"When Paul saw them, he thanked God and took courage." Acts 28: 15
It took a shipwreck to do it, but 100 days later Paul finally arrived in Rome. When the believers in Rome heard Paul was in town, they came to meet him. It had a powerful impact on his life.
The Bible doesn't record what the "brethren" said to Paul, when they met him in Rome. It just records that they came a good ways, and they were there. There is simply no substitute for the ministry of presence.
Over the past 40 years, I have conducted hundreds of funerals and weddings. Weddings are always preceded by counseling and rehearsals. The concept hasn't caught on for funerals. But I digress.
The Bride and The Groom usually arrive at the marriage counsel sessions with an increasing level of angst, at the growing details of THE WEDDING. At some point, I urge them to take a break from THE WEDDING, and focus on their marriage.
I have always tried to ratchet down the tension,and remind the couple that THE WEDDING and their marriage, though important, are not the same thing. I usually say to The Bride, "Don't get lost in the minutiae. People will remember two things about your wedding. They will recall they were there, and you were beautiful." To the groom, "Don't get annoyed by wedding plans. Just show up. You are going home with her after this is over." Everything else fades, from memory and significance.

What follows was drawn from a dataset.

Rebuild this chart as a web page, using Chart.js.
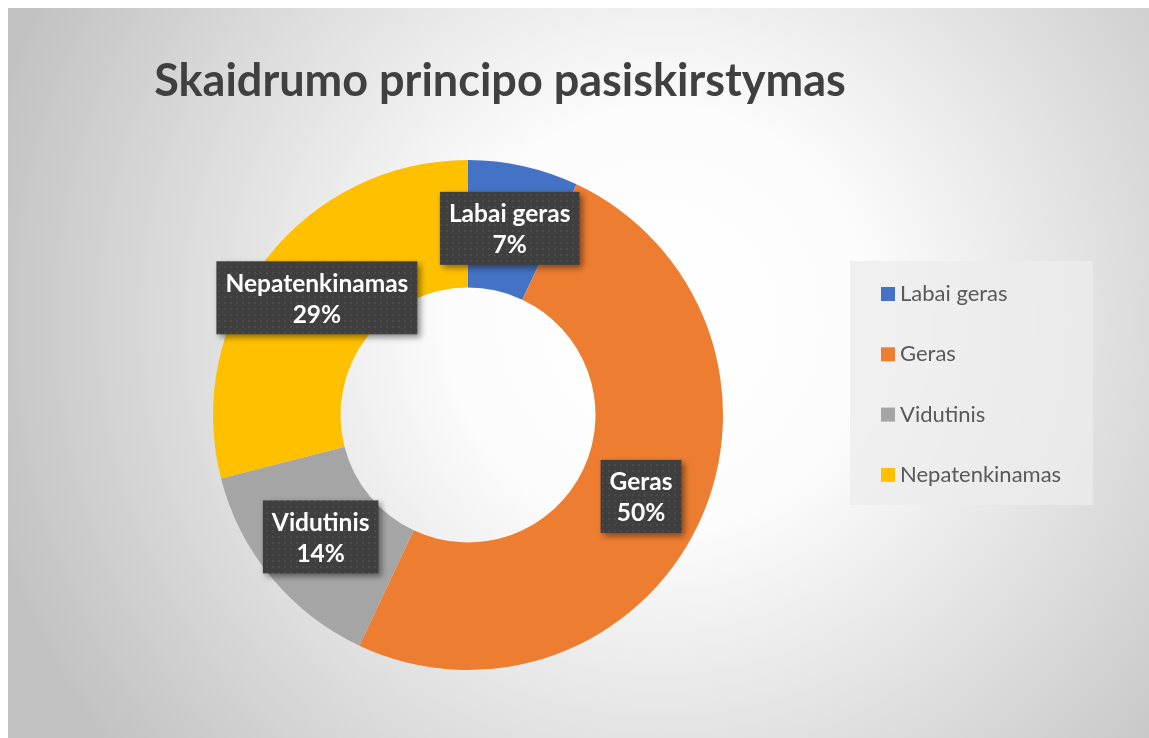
<!DOCTYPE html>
<html>
<head>
<meta charset="utf-8">
<script src="https://cdn.jsdelivr.net/npm/chart.js@4.4.1/dist/chart.umd.min.js"></script>
<style>
  body { margin: 0; background: #fff; }
  #wrap { width: 1149px; height: 738px; }
</style>
</head>
<body>
<div id="wrap"><canvas id="donut" width="1149" height="738"></canvas></div>
<script>
// Chart data
const title = "Skaidrumo principo pasiskirstymas";
const categories = ["Labai geras", "Geras", "Vidutinis", "Nepatenkinamas"];
const shares = [7, 50, 14, 29]; // percent
const colors = ["#4472C4", "#ED7D31", "#A5A5A5", "#FFC000"];

const FONT = "Lato, 'Open Sans', sans-serif";

// dotted fill used by the data label boxes
function dotPattern(ctx) {
  const tile = document.createElement("canvas");
  tile.width = 6;
  tile.height = 6;
  const t = tile.getContext("2d");
  t.fillStyle = "#3f3f3f";
  t.fillRect(0, 0, 6, 6);
  t.fillStyle = "#4b4b4b";
  t.fillRect(2, 2, 2, 2);
  return ctx.createPattern(tile, "repeat");
}

// grey radial background + title
const backdrop = {
  id: "backdrop",
  beforeDraw(chart) {
    const { ctx, width, height } = chart;
    ctx.save();
    ctx.fillStyle = "#fff";
    ctx.fillRect(0, 0, width, height);
    const g = ctx.createRadialGradient(660, 320, 0, 660, 320, 700);
    g.addColorStop(0, "#ffffff");
    g.addColorStop(0.3, "#fcfcfc");
    g.addColorStop(1, "#c2c2c2");
    ctx.fillStyle = g;
    ctx.fillRect(8, 8, width - 8, height - 8);

    ctx.fillStyle = "#404040";
    ctx.font = "bold 45px " + FONT;
    ctx.textAlign = "center";
    ctx.textBaseline = "alphabetic";
    ctx.fillText(title, 500, 96, 692);
    ctx.restore();
  }
};

// dark label boxes on each slice
const sliceLabels = {
  id: "sliceLabels",
  afterDatasetsDraw(chart) {
    const { ctx } = chart;
    const meta = chart.getDatasetMeta(0);
    const data = chart.data.datasets[0].data;
    const total = data.reduce((a, b) => a + b, 0);
    const fill = dotPattern(ctx);
    ctx.save();
    ctx.font = "bold 24.5px " + FONT;
    meta.data.forEach((arc, i) => {
      const pos = arc.tooltipPosition();
      const lines = [chart.data.labels[i], Math.round(data[i] / total * 100) + "%"];
      const w = Math.max(...lines.map(l => ctx.measureText(l).width)) + 18;
      const h = 73;
      const x = pos.x - w / 2;
      const y = pos.y - h / 2;
      ctx.save();
      ctx.shadowColor = "rgba(0,0,0,0.45)";
      ctx.shadowBlur = 6;
      ctx.shadowOffsetX = 3;
      ctx.shadowOffsetY = 3;
      ctx.fillStyle = fill;
      ctx.fillRect(x, y, w, h);
      ctx.restore();
      ctx.fillStyle = "#ffffff";
      ctx.textAlign = "center";
      ctx.textBaseline = "middle";
      ctx.fillText(lines[0], pos.x, pos.y - 14);
      ctx.fillText(lines[1], pos.x, pos.y + 17);
    });
    ctx.restore();
  }
};

// legend panel on the right
const sideLegend = {
  id: "sideLegend",
  afterDraw(chart) {
    const { ctx } = chart;
    const ds = chart.data.datasets[0];
    ctx.save();
    ctx.fillStyle = "rgba(236,236,236,0.75)";
    ctx.fillRect(850, 261, 243, 244);
    ctx.font = "22px " + FONT;
    ctx.textAlign = "left";
    ctx.textBaseline = "middle";
    chart.data.labels.forEach((label, i) => {
      const cy = 294 + i * 60.3;
      ctx.fillStyle = ds.backgroundColor[i];
      ctx.fillRect(881, cy - 7, 14, 14);
      ctx.fillStyle = "#595959";
      ctx.fillText(label, 900, cy);
    });
    ctx.restore();
  }
};

new Chart(document.getElementById("donut"), {
  type: "doughnut",
  data: {
    labels: categories,
    datasets: [{
      data: shares,
      backgroundColor: colors,
      borderWidth: 0
    }]
  },
  options: {
    responsive: false,
    animation: false,
    cutout: "50%",
    layout: { padding: { left: 213, right: 426, top: 160, bottom: 68 } },
    plugins: {
      legend: { display: false },
      tooltip: { enabled: false },
      title: { display: false }
    }
  },
  plugins: [backdrop, sliceLabels, sideLegend]
});
</script>
</body>
</html>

Funerals always leave people with the question, "What do I say?" My counsel has often been, "You have said what needs to be said, by showing up." Less is more.
Being there is the key to encouragement in the lives of those in need of courage. Loneliness and isolation breed discouragement. Paul was not immune from the need to find fresh courage for the challenges in his life. Acts 28 is eloquent testimony to that need.
When Paul's long-delayed arrival to Rome took place, he was met by people who loved him, and identified with his condition. They weren't welcoming a conquering hero, but a prisoner of Roman justice. These nameless believers infused new courage into Paul, by showing up. The ministry of presence cannot be over-rated, and should never be under-valued.
Any preacher or pastor who has suffered with weekly bouts of encore anxiety, would do well to take a page out of Paul's prayer book. When Paul saw who showed up, he thanked God for them. Too often preachers look at empty chairs, and not the ones that are filled. When they do so, they fail to thank God for the people who showed up. This rarely leads to a message that encourages people to come back again.
This simple verse of Scripture may hold the key to the health of the local church. The people showed up, and the preacher thanked God. An encouraged preacher breathed the fresh air of Heaven. He took courage when he was met by people who heard Heaven call them to show up, when the preacher needed them the most.
Acts 28 gives a beautiful picture of the delicate balance that comes into the life of a church when preacher and people are exactly where God intends for them to be. Paul showed up in Rome. The people met him there. Prayers of gratitude were lifted up to God. Courage from Heaven filled Paul's heart. The result of Paul's infusion of courage has been his capacity to write letters that encouraged and edified the church then, and now.
Sunday is coming. Pray for your preacher. He needs your prayers, and you need the practice. Show up at church. Your preacher needs the courage to deliver what God has for him to say. You need to hear what he has to say. Don't just show up. Be prayed up. The ministry of presence and the ministry of prayer lead to powerful preaching and a powerful church. TALK LESS! PRAY MORE!